Perhaps worse, is that Israel not only knew of South Africa's brutality against her own people but, as in the case of the nuclear weapons, was willing to help. In May 1984, it was revealed that, the previous year, Israel and South Africa had held discussions on a potential deal for Israel to provide the apartheid regime with riot prevention equipment to be used against black protestors in the townships. Whether equipment to be used for that intention was actually provided or not is not known, but it is known that Israel was willing to provide it.
Nearly a decade earlier, in 1976, Israel dispatched Colonel Amos Baram to the apartheid regime to act as an advisor to the South African military. His function was to advise on "security problems," and not just on South Africa's borders, but "internal problems too": a clear reference to Israel's helping South Africa to maintain apartheid. Polakow-Suransky quotes Colonel Baram's admission years later that "I was advising them on how to defend it".

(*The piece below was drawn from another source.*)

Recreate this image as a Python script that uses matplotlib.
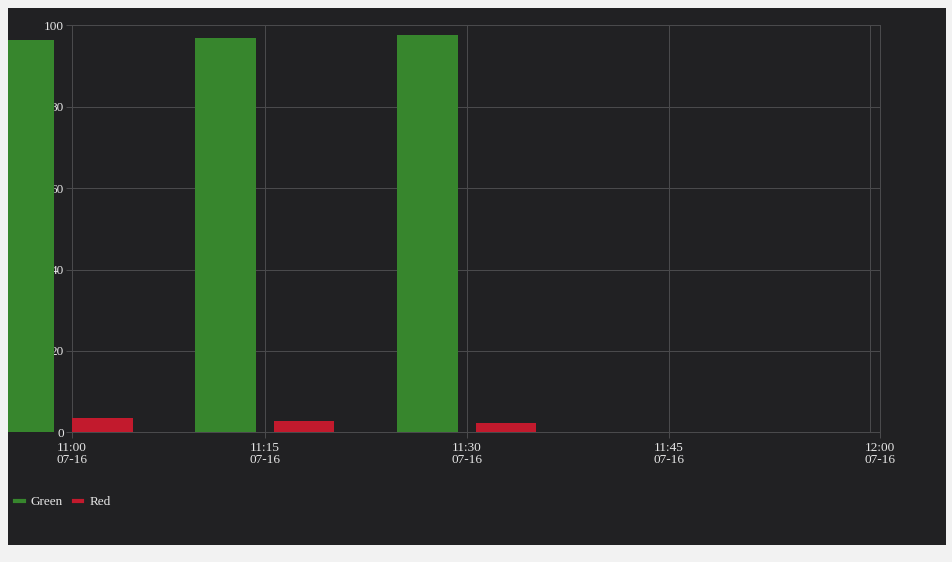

As for Netanyahu’s charge against Iran that she is inserting herself into a foreign war in Syria, South Africa inserted herself into a foreign war in Angola in the 1970’s. According to Noam Chomsky, South Africa bore primary responsibility for one and a half million deaths in Angola and Mozambique, including, according to UNICEF, 850,000 infants and young children. Israel was not only fully aware of this South African role in Angola, but, as with South Africa’s quest for nuclear weapons and her brutality against her own people, she was willing to help.
South Africa’s involvement in Angola began with the supplying of armed forces, intelligence, money and arms. In October of 1975, the aid turned into a full invasion. South Africa sent high ranking officials to learn from the Israeli Defense Forces and the Israelis trained South Africans in airspace control techniques. Admiral Binyamin Telem, commander of the Israeli navy, was sent to South Africa by then defense minister Shimon Peres. Telem says that he and Colonel Baram would frequently fly with the chief of South Africa’s army, General Constand Viljoen, to the Angolan front to advise him. Polakow-Suransky quotes Telem as saying, “He used to take us along and ask our opinion on everything”.
According to Polakow-Suransky, Israeli, as the sole remaining supplier for the South African air force, helped South Africa to achieve air supremacy in Angola by modernizing her fading fleet of airplanes into South Africa’s Cheetah jets. Israel also supplied the South African air force with drones and 707’s for refueling that Polakow-Suransky says allowed South Africa to extend her range for attacking.
So, with a wink at history, Israeli Prime Minister Netanyahu says that, because she is developing nuclear weapons, brutalizing her own people and colluding in the murder of thousands of innocents in Syria, Iran needs to be harshly sanctioned in the South African model, and Iran needs to be stopped. But South Africa was developing nuclear weapons, South Africa was brutalizing her own people and South Africa was colluding in the murder of thousands of innocents in Angola, and Israel neither sanctioned her nor stopped her. She violated the sanctions, and she helped her.
So much for defending his demands by drawing on that historical analogy.